=== Stored rows ===

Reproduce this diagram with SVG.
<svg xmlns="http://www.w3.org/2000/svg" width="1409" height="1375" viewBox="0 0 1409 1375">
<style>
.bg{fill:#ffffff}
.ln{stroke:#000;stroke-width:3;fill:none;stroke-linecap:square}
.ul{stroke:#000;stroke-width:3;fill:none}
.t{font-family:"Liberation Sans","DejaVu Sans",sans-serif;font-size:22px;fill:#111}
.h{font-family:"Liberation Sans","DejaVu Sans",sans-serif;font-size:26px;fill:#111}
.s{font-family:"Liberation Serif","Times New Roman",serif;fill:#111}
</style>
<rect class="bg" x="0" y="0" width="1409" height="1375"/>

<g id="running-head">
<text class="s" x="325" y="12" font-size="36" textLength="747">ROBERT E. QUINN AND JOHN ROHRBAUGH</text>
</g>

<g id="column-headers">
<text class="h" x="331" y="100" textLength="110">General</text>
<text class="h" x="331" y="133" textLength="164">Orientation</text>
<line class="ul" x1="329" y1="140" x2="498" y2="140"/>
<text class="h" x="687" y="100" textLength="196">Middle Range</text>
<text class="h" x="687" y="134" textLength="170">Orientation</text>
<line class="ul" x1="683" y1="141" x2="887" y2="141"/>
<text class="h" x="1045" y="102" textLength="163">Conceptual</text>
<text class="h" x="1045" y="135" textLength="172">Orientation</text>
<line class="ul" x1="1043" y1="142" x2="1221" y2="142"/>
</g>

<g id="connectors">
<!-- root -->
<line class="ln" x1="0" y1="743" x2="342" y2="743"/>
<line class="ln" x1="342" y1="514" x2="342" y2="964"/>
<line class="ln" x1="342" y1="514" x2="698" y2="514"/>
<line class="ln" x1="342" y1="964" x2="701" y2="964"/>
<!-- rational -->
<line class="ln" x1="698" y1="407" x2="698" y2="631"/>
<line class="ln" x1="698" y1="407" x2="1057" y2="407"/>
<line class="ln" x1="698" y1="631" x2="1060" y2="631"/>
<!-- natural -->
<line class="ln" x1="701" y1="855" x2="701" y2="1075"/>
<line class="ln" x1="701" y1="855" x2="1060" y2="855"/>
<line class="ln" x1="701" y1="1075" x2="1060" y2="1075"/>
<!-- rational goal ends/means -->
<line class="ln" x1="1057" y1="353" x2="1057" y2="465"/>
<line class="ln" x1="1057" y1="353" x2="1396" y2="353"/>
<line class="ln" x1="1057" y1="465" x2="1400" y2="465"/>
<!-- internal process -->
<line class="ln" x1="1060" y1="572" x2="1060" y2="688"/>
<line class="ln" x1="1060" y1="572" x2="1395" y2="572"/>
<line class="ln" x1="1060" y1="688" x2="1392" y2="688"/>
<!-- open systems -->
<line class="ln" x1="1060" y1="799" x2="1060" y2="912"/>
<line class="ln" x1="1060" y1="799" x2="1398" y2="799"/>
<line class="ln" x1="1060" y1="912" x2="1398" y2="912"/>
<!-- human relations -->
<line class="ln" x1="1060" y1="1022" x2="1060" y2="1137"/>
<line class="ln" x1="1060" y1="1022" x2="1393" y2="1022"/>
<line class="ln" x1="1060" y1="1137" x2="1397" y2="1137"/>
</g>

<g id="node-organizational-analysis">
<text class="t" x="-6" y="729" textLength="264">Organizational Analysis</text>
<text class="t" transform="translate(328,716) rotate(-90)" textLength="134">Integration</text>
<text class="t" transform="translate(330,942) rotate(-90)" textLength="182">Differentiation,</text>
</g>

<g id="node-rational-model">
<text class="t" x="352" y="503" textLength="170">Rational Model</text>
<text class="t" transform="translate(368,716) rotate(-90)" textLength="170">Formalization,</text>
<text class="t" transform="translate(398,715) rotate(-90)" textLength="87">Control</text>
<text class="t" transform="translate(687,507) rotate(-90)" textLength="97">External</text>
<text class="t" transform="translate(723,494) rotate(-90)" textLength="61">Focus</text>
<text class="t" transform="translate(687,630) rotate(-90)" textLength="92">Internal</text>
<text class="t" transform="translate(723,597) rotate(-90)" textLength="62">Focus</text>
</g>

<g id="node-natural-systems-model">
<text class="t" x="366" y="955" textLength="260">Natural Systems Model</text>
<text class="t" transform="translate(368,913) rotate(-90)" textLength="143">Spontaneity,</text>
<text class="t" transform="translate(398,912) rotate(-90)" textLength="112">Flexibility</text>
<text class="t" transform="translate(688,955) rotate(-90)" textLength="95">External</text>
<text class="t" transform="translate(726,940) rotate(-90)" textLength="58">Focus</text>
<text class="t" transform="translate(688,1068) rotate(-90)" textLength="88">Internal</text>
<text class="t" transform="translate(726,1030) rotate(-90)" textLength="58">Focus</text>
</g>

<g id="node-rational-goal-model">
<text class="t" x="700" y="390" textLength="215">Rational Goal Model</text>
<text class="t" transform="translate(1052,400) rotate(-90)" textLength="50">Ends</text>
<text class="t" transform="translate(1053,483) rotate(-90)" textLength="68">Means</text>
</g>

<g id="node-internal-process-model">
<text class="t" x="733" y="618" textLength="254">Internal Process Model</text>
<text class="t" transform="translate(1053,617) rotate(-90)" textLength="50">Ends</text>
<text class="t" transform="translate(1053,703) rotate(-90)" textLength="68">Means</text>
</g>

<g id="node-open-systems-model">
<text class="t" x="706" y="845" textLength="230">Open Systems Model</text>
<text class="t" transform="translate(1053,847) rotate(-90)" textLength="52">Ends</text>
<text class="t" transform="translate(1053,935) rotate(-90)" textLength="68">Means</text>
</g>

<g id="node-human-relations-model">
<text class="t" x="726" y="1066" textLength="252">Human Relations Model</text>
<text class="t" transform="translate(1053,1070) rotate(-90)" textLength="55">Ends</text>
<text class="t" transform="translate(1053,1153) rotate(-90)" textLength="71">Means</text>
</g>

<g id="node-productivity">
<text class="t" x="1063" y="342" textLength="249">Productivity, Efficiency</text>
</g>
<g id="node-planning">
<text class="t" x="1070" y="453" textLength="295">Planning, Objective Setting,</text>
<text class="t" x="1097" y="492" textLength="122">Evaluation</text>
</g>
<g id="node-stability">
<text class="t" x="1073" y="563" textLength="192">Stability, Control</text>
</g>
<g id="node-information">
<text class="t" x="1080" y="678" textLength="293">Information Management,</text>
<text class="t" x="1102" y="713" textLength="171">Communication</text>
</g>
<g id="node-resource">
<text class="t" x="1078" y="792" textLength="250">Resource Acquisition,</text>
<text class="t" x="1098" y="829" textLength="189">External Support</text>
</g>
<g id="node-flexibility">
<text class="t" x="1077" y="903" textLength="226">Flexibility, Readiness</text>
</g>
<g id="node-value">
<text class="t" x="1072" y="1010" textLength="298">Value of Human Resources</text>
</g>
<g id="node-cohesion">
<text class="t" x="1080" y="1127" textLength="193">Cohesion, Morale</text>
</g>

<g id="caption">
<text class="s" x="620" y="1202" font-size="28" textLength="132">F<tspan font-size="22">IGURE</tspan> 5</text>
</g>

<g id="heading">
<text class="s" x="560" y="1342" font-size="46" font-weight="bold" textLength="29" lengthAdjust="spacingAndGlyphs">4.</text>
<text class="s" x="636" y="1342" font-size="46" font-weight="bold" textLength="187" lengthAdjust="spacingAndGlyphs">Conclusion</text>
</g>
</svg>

===
=== Stored rows ===

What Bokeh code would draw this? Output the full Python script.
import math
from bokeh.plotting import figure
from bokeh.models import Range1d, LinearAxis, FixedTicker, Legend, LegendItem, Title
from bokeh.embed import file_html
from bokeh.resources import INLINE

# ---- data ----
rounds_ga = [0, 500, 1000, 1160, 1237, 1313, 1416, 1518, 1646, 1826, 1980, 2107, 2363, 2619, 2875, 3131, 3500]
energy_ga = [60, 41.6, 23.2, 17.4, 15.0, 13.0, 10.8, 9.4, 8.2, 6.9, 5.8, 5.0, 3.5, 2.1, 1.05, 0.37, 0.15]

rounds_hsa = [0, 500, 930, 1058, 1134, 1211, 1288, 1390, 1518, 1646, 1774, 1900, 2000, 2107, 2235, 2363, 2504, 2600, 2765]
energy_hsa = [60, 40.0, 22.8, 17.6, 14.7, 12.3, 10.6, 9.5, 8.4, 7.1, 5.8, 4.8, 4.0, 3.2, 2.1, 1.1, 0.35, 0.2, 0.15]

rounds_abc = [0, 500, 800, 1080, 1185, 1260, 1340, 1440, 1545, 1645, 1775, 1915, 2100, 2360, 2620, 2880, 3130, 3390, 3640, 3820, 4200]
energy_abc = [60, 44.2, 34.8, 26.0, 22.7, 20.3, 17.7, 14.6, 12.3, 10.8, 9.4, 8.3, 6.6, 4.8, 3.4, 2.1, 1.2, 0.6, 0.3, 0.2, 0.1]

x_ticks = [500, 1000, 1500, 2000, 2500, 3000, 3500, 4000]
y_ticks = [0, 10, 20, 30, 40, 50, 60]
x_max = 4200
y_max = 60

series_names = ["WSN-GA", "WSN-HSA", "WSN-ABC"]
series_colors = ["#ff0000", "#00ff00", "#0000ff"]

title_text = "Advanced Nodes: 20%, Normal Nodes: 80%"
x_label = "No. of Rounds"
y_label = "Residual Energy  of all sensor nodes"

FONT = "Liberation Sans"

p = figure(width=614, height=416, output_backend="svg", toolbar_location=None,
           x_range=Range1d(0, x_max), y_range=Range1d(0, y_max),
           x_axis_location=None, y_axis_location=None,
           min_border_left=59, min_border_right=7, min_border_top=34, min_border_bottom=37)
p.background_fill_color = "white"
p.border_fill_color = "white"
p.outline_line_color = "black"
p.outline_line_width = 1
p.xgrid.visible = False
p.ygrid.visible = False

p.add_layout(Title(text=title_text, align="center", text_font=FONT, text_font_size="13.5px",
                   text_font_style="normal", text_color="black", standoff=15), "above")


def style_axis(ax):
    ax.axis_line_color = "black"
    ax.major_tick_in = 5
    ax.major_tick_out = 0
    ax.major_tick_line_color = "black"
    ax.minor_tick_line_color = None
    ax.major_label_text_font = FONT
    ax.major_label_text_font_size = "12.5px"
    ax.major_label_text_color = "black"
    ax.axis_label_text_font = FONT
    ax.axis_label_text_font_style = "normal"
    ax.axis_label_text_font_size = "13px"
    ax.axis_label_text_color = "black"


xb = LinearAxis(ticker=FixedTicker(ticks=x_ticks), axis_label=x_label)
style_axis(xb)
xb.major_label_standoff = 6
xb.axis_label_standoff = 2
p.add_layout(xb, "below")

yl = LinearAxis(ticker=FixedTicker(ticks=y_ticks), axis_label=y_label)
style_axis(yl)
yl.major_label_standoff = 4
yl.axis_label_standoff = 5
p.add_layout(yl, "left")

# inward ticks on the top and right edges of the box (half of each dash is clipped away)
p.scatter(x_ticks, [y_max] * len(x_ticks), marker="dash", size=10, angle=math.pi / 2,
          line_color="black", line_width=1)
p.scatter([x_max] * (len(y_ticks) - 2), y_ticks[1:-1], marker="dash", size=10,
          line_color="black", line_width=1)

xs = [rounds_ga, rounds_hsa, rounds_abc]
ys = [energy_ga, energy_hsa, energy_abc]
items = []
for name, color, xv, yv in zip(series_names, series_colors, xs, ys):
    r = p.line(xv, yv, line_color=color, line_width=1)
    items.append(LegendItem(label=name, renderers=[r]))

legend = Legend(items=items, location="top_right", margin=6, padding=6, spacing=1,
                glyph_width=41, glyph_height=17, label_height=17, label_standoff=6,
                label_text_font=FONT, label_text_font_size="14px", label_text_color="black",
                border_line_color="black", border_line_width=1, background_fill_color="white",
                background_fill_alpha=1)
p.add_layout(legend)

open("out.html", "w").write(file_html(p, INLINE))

===
=== Stored rows ===

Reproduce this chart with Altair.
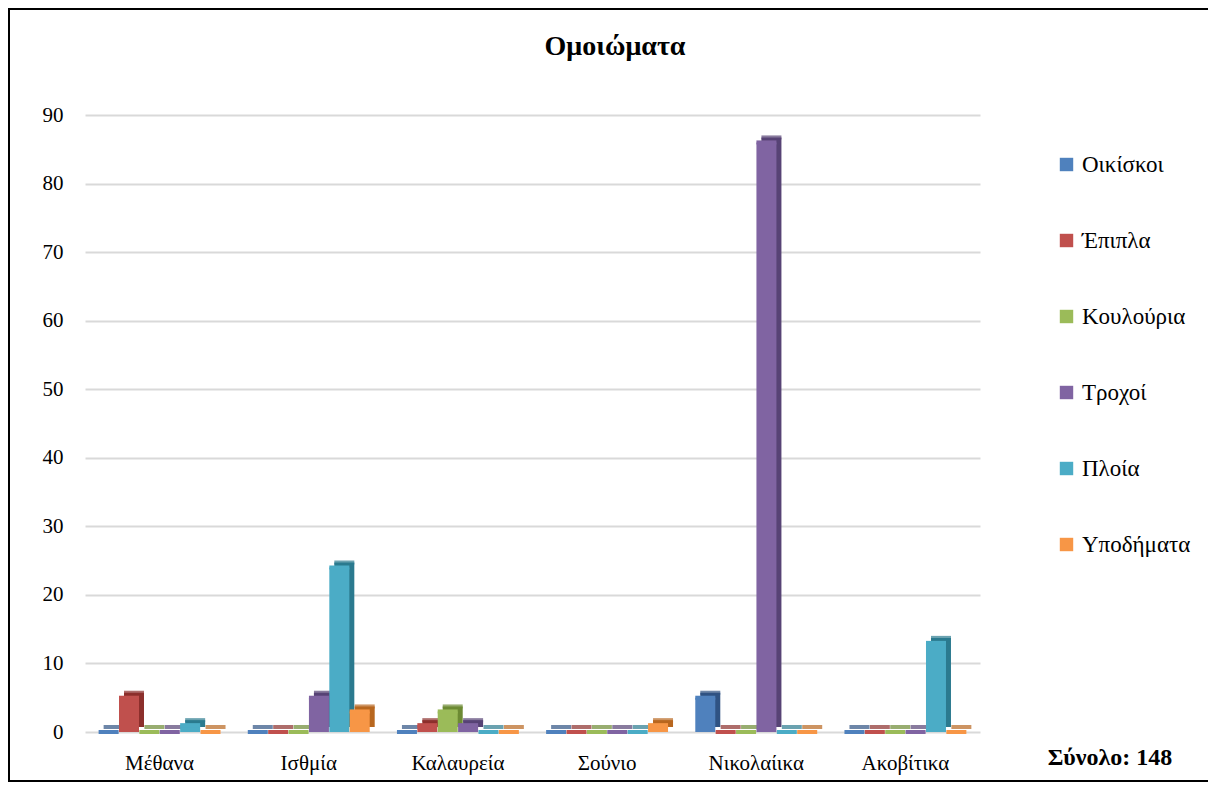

===

▶ _Aim of the exercise_: From the listing above, collect every line that mentions the word "this".

▶ _Task result_:
Reproduce this diagram with SVG.
What Bokeh code would draw this? Output the full Python script.
Reproduce this chart with Altair.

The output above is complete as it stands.